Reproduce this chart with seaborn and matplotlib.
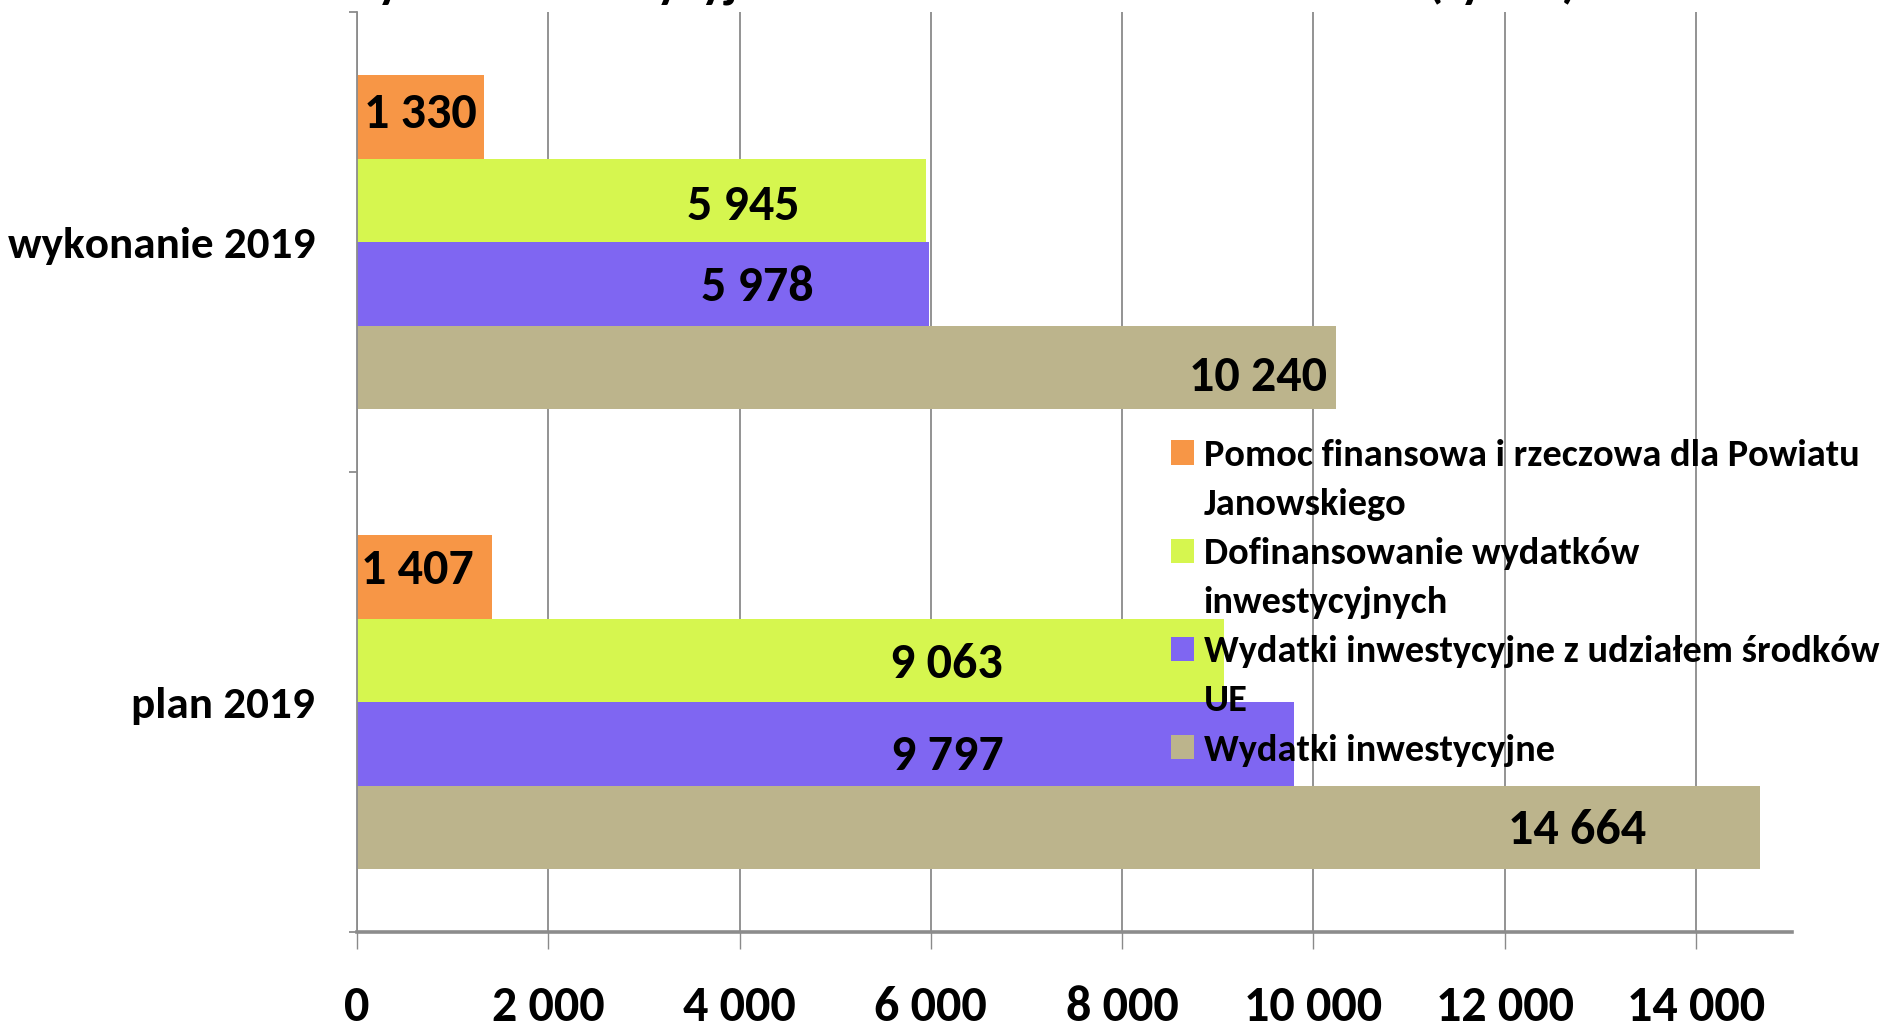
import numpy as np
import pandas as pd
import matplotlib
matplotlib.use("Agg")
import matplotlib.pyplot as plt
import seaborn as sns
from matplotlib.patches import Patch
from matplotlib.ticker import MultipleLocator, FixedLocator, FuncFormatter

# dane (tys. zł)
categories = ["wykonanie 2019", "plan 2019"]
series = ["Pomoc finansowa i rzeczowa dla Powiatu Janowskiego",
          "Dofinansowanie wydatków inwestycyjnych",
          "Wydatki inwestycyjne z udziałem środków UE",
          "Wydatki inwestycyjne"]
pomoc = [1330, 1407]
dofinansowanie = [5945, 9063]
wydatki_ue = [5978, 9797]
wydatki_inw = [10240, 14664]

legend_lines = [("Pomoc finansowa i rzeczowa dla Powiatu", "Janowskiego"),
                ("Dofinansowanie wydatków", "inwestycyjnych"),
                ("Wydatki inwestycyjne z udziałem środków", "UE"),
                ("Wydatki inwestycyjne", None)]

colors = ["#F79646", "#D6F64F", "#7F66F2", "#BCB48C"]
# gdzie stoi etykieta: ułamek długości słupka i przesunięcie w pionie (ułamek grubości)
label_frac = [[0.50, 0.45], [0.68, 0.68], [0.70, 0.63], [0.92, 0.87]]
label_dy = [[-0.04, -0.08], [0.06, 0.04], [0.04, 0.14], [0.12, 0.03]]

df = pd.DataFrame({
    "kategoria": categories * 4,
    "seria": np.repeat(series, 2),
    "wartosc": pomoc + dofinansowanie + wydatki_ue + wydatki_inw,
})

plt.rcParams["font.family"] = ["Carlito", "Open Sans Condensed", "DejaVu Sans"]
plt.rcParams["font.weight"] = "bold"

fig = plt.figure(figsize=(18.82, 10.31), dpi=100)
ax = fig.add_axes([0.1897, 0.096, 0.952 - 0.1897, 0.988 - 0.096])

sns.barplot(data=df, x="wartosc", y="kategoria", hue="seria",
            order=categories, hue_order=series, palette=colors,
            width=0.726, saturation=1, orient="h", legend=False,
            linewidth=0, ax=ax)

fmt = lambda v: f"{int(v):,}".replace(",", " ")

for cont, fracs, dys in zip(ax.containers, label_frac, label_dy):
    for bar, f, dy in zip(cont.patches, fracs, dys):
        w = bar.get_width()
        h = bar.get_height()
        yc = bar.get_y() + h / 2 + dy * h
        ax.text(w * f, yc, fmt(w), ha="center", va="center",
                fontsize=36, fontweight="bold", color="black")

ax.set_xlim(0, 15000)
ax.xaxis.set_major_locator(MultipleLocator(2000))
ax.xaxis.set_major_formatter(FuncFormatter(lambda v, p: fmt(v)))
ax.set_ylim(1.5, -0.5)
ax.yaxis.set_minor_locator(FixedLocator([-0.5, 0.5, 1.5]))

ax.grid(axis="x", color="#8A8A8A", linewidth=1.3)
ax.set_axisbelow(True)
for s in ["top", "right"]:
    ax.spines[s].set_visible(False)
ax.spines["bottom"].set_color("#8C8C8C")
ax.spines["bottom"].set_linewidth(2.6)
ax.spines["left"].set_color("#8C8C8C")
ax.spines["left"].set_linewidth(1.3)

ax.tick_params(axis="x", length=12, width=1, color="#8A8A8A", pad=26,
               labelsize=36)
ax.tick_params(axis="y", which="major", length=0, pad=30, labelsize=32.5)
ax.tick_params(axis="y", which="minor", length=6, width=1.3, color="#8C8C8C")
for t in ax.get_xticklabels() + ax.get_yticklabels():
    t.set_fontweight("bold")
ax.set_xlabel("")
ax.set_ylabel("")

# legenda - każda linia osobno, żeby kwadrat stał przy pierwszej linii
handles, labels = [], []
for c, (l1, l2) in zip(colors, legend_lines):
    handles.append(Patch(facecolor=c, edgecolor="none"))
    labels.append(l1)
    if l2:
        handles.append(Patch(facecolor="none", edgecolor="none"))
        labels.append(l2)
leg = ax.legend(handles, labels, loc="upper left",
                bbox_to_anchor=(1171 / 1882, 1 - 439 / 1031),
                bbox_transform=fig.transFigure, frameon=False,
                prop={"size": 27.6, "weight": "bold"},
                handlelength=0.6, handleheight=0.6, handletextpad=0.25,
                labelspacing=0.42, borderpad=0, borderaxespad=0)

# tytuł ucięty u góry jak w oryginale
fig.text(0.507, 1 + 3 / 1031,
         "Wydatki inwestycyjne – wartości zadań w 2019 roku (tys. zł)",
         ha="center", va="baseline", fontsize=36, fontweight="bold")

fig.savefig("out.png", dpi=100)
================================
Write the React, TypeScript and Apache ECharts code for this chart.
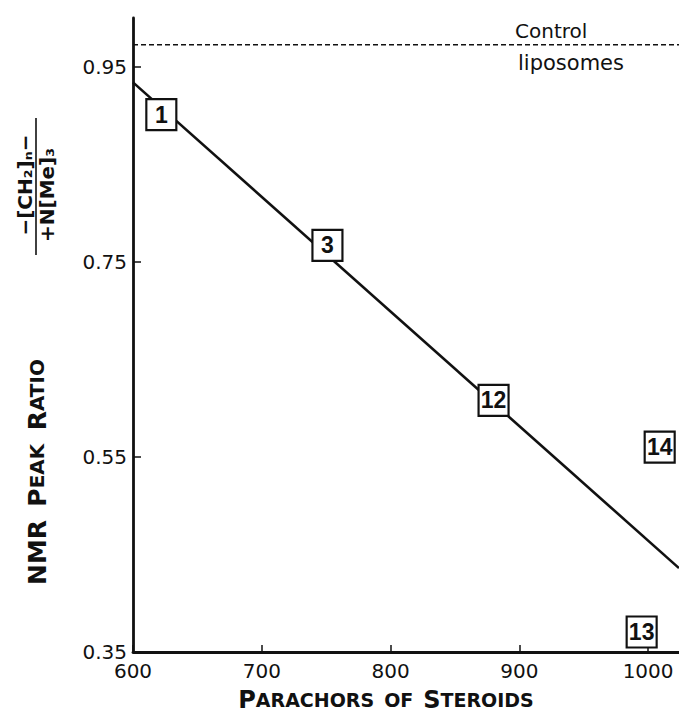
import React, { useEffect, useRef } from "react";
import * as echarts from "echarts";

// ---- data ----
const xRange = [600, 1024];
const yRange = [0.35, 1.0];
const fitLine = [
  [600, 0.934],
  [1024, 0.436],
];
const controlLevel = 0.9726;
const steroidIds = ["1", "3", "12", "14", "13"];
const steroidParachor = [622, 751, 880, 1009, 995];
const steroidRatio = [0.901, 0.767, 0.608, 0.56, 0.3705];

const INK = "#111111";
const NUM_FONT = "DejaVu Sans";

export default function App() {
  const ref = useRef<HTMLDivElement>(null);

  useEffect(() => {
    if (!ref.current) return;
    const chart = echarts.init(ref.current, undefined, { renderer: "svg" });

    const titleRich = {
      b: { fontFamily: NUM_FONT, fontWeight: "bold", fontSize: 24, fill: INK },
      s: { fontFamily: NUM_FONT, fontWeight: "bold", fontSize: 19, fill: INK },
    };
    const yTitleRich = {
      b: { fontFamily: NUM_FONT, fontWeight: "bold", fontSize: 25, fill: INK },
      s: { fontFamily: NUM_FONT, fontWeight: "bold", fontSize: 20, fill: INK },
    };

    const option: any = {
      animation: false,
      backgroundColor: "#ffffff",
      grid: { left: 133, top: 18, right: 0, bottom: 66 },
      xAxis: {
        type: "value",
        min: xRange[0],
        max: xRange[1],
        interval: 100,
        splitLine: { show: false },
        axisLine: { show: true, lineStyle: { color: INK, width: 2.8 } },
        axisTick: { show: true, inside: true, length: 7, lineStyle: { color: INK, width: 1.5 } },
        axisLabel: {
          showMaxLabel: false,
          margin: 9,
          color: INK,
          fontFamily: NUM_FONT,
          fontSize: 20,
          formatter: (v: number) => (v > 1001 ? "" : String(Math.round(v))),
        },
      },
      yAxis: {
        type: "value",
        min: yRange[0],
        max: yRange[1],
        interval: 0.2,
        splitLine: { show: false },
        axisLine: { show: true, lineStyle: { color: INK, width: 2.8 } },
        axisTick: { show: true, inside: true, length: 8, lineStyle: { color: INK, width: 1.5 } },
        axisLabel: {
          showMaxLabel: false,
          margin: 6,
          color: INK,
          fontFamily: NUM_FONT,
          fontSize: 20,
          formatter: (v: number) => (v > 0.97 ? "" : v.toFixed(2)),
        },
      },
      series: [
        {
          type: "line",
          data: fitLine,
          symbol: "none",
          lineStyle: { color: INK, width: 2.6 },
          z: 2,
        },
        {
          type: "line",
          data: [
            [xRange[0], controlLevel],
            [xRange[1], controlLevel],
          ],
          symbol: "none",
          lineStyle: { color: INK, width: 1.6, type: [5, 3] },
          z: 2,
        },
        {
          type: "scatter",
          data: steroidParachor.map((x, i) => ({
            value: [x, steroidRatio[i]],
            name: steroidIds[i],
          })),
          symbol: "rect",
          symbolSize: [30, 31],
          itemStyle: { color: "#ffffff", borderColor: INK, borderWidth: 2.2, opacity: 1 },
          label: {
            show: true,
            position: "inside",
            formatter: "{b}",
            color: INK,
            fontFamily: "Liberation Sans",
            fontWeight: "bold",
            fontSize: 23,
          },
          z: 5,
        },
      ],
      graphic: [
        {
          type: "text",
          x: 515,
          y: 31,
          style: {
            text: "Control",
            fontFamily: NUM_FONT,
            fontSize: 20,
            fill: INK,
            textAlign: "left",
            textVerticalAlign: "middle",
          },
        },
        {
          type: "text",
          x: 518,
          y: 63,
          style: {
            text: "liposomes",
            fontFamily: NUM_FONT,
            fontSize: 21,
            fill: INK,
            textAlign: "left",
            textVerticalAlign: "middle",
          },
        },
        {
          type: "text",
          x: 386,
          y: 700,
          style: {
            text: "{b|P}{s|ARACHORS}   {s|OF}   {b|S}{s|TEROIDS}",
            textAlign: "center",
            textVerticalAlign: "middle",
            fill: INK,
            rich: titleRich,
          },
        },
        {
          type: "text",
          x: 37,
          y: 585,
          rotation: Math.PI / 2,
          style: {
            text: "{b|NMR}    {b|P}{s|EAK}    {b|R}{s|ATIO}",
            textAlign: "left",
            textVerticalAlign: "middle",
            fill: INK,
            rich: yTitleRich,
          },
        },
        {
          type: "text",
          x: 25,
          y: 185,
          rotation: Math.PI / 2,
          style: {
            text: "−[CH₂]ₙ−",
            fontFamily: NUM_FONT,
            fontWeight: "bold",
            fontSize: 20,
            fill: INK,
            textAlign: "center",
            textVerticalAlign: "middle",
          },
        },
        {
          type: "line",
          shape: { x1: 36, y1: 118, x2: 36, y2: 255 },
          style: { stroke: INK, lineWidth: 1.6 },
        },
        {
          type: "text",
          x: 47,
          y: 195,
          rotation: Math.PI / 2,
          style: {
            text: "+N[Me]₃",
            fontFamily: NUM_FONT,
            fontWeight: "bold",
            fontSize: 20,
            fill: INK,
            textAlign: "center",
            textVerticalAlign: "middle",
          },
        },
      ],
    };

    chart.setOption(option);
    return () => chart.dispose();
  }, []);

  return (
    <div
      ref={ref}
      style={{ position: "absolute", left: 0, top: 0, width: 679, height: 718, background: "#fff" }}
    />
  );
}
================================
## [WHAT YOU HAVE TO DO]
Repeat the lines above exactly, beginning with the one containing "Reproduce this chart" and finishing with the one containing "from matplotlib.ticker import". No pictures belong in the copy.

## [SOLUTION FOR THIS EXERCISE]
Reproduce this chart with seaborn and matplotlib.
import numpy as np
import pandas as pd
import matplotlib
matplotlib.use("Agg")
import matplotlib.pyplot as plt
import seaborn as sns
from matplotlib.patches import Patch
from matplotlib.ticker import MultipleLocator, FixedLocator, FuncFormatter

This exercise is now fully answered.